La burbuja reputacional
No ha debido de sentar muy bien al Gobierno el artículo de John Vinocur en el Herald Tribune del último miércoles 28 de marzo. Sus contenidos básicos fueron ya recogidos en la Tribuna de Prensa de EL PAÍS del día siguiente y en otros medios. Muy resumidamente, viene a desvelar el desfase existente entre las condiciones objetivas de España y el nuevo papel protagonista en Europa que Aznar pretende asumir y que él mismo y Piqué han comenzado ya a predicar por todos los mentideros continentales. Es la versión europea del España va bien, que allí se vincula, además, a la exigencia de figurar entre los grandes o, al menos, de estar casi pegados a ellos. En otro contexto de la política europea es probable que esto hubiera pasado casi desapercibido; o que incluso hubiera caído simpático, como parte de ese síndrome de Bonaparte que impele a algunos pequeños a cargarse de aires de grandeza para superar su baja estatura. Pero las aguas europeas andan demasiado revueltas con una crisis casi existencial provocada por la ampliación al Este y otros muchos problemas como para encima tener que atender al aparatoso despliegue de cola del pavo español. Sobre todo cuando quien así se presenta, y esto es lo que a algunos de nuestros socios parece particularmente enervante, es a la vez beneficiario neto de fondos de cohesión y, como se vio en Niza, trata de labrarse una estatura europea desde una defensa numantina de sus propios intereses nacionales.

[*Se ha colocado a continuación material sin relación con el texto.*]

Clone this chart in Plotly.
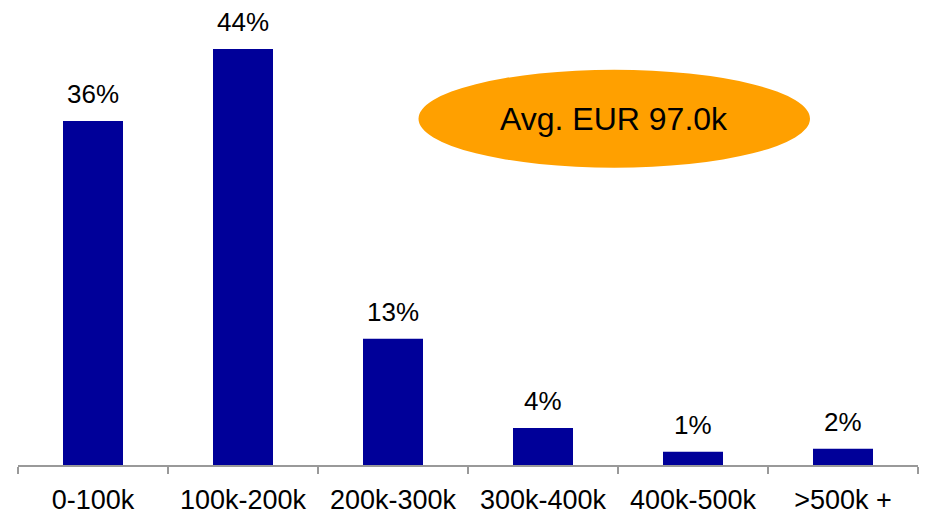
import plotly.graph_objects as go

categories = ["0-100k", "100k-200k", "200k-300k", "300k-400k", "400k-500k", ">500k +"]
shares = [36.2, 43.8, 13.3, 3.9, 1.4, 1.7]
labels = ["36%", "44%", "13%", "4%", "1%", "2%"]
avg_text = "Avg. EUR 97.0k"

FONT = "Liberation Sans, Arial, sans-serif"

fig = go.Figure()
fig.add_trace(go.Bar(
    x=categories, y=shares, width=0.4,
    marker=dict(color="#000099", line=dict(width=0)),
    hoverinfo="skip",
))

for c, v, t in zip(categories, shares, labels):
    fig.add_annotation(x=c, y=v, text=t, showarrow=False, yanchor="bottom",
                       yshift=10, font=dict(family=FONT, size=26, color="#000000"))

fig.add_shape(type="circle", xref="x", yref="y", x0=2.17, x1=4.78, y0=31.3, y1=41.6,
              fillcolor="#FFA000", line=dict(width=0), layer="above")
fig.add_annotation(x=3.475, y=36.45, text=avg_text, showarrow=False,
                   font=dict(family=FONT, size=32, color="#000000"))

fig.update_layout(
    width=925, height=515,
    margin=dict(l=18, r=7, t=10, b=50, autoexpand=False),
    paper_bgcolor="white", plot_bgcolor="white",
    showlegend=False, bargap=0.6,
    xaxis=dict(
        type="category", range=[-0.5, 5.5], automargin=False,
        showline=True, linecolor="#999999", linewidth=1.5,
        ticks="outside", tickson="boundaries", ticklen=7, tickcolor="#999999", tickwidth=1.5,
        tickfont=dict(family=FONT, size=27, color="#000000"),
        ticklabelstandoff=10,
        showgrid=False, fixedrange=True,
    ),
    yaxis=dict(range=[0, 455 / 9.5], visible=False, showgrid=False, fixedrange=True),
)

fig.write_html("out.html")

El autor del artículo mencionado no deja de reconocer los avances producidos en nuestro país a lo largo de las últimas décadas, pero lo tiene tremendamente fácil a la hora de ponernos en nuestro sitio: le basta con recoger algunos datos -tamaño del PIB, gasto en I+D, extensión de Internet, etcétera- y ponerlos en relación con los de nuestros socios. Si la comparación es con lo que pudiéramos haber sido en otras épocas salimos ganando, pero si el punto de referencia son aquellos junto a los cuales pretendemos equipararnos, no podemos dejar de percibir que el Gobierno cabalga sobre una burbuja reputacional que, como el Nasdaq, tendrá que acabar por reconciliarse con la realidad. Entre otras razones, porque esa realidad, para bien o para mal, sólo es accesible a través de la omnipresente cuantificación estadística, que es el espejo en el que todos nos contemplamos y permite medir nuestros logros y fracasos a partir de un casi ilimitado número de variables. Y, por supuesto, facilita enormemente la creación de diversos rankings. Junto a esa ineludible 'objetividad' funciona también la propia naturaleza relacional de la reputación. Como bien saben los psicólogos sociales, siempre tendemos a vernos a partir de los rasgos en los que puntuamos alto, mientras que los otros suelen hacerlo fijándose en aquellos en los que salimos peor parados. Podremos insistir en sacar pecho aludiendo a nuestro sexto lugar como inversores mundiales, pero por ahí fuera la gente se fija en nuestro índice de paro. Esto explica que todos los que hemos salido a los países desarrollados de nuestro entorno hayamos experimentado esa descorazonadora sensación de que, en efecto, estamos peor de lo que nos habíamos imaginado, pero mucho mejor de lo que por ahí se creen.
Lo más desalentador de esta situación no es ya sólo la actitud de pavoneo y esa insistencia en centrarse en lo positivo, con el consiguiente desplazamiento del foco público de los verdaderos problemas, de aquello que exigiría un mayor debate y reflexión; lo peor, a mi juicio, es que se han acabado por creer su propio discurso. No hay, como en todos los políticos, esa deliberada introducción de un enfoque perspectivista para hacer decir a la realidad lo que en cada caso les interese. Me temo que ahora piensan lo que dicen. Y eso sólo parece explicable por el control que han ido adquiriendo de los medios de comunicación, sobre todo de los audiovisuales y públicos, que continuamente les aprovisionan con la imagen en la que desean verse reflejados. Bienvenidas sean, pues, esas otras miradas que nos arrojan desde el extranjero.